▶ [Given request] Copy every record below exactly as written, but leave out the pictures.

▶ [Figure scripts]
· · ·

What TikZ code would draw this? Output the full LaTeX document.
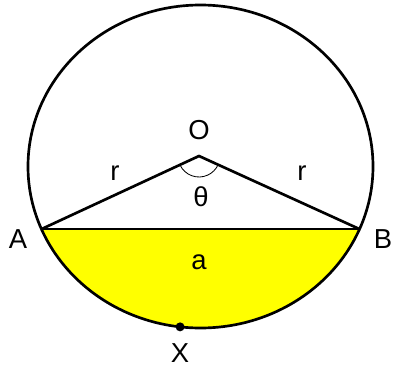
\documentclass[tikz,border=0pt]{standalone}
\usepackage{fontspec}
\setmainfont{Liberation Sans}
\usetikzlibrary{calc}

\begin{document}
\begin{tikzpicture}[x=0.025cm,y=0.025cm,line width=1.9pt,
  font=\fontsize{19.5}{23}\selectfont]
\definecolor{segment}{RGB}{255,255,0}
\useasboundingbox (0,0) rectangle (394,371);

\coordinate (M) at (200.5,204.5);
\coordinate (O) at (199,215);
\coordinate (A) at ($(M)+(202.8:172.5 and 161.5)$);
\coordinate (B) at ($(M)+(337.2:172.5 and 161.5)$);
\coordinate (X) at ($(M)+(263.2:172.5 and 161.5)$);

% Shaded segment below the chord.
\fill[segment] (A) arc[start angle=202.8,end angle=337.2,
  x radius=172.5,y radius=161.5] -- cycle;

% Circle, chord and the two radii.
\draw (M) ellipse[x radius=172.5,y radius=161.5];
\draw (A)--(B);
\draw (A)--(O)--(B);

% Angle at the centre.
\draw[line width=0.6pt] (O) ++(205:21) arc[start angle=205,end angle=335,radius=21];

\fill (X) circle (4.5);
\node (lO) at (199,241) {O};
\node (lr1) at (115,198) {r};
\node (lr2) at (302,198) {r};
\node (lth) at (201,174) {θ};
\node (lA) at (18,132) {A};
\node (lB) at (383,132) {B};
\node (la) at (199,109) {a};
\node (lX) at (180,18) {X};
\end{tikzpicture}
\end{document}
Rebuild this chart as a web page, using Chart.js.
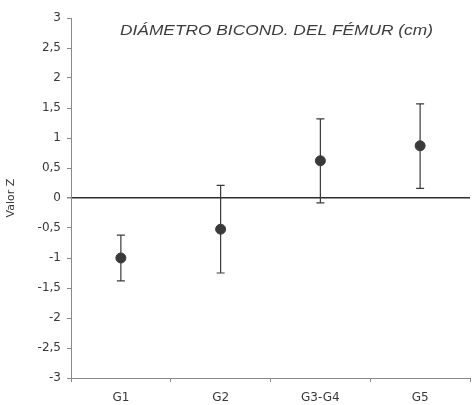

· · ·

▶ [Full response]
What TikZ code would draw this? Output the full LaTeX document.
\documentclass[tikz,border=0pt]{standalone}
\usepackage{fontspec}
\setmainfont{Liberation Sans}
\usetikzlibrary{calc}

\begin{document}
\begin{tikzpicture}[x=0.025cm,y=0.025cm,line width=1.9pt,
  font=\fontsize{19.5}{23}\selectfont]
\definecolor{segment}{RGB}{255,255,0}
\useasboundingbox (0,0) rectangle (394,371);

\coordinate (M) at (200.5,204.5);
\coordinate (O) at (199,215);
\coordinate (A) at ($(M)+(202.8:172.5 and 161.5)$);
\coordinate (B) at ($(M)+(337.2:172.5 and 161.5)$);
\coordinate (X) at ($(M)+(263.2:172.5 and 161.5)$);

% Shaded segment below the chord.
\fill[segment] (A) arc[start angle=202.8,end angle=337.2,
  x radius=172.5,y radius=161.5] -- cycle;

% Circle, chord and the two radii.
\draw (M) ellipse[x radius=172.5,y radius=161.5];
\draw (A)--(B);
\draw (A)--(O)--(B);

% Angle at the centre.
\draw[line width=0.6pt] (O) ++(205:21) arc[start angle=205,end angle=335,radius=21];

\fill (X) circle (4.5);
\node (lO) at (199,241) {O};
\node (lr1) at (115,198) {r};
\node (lr2) at (302,198) {r};
\node (lth) at (201,174) {θ};
\node (lA) at (18,132) {A};
\node (lB) at (383,132) {B};
\node (la) at (199,109) {a};
\node (lX) at (180,18) {X};
\end{tikzpicture}
\end{document}
Rebuild this chart as a web page, using Chart.js.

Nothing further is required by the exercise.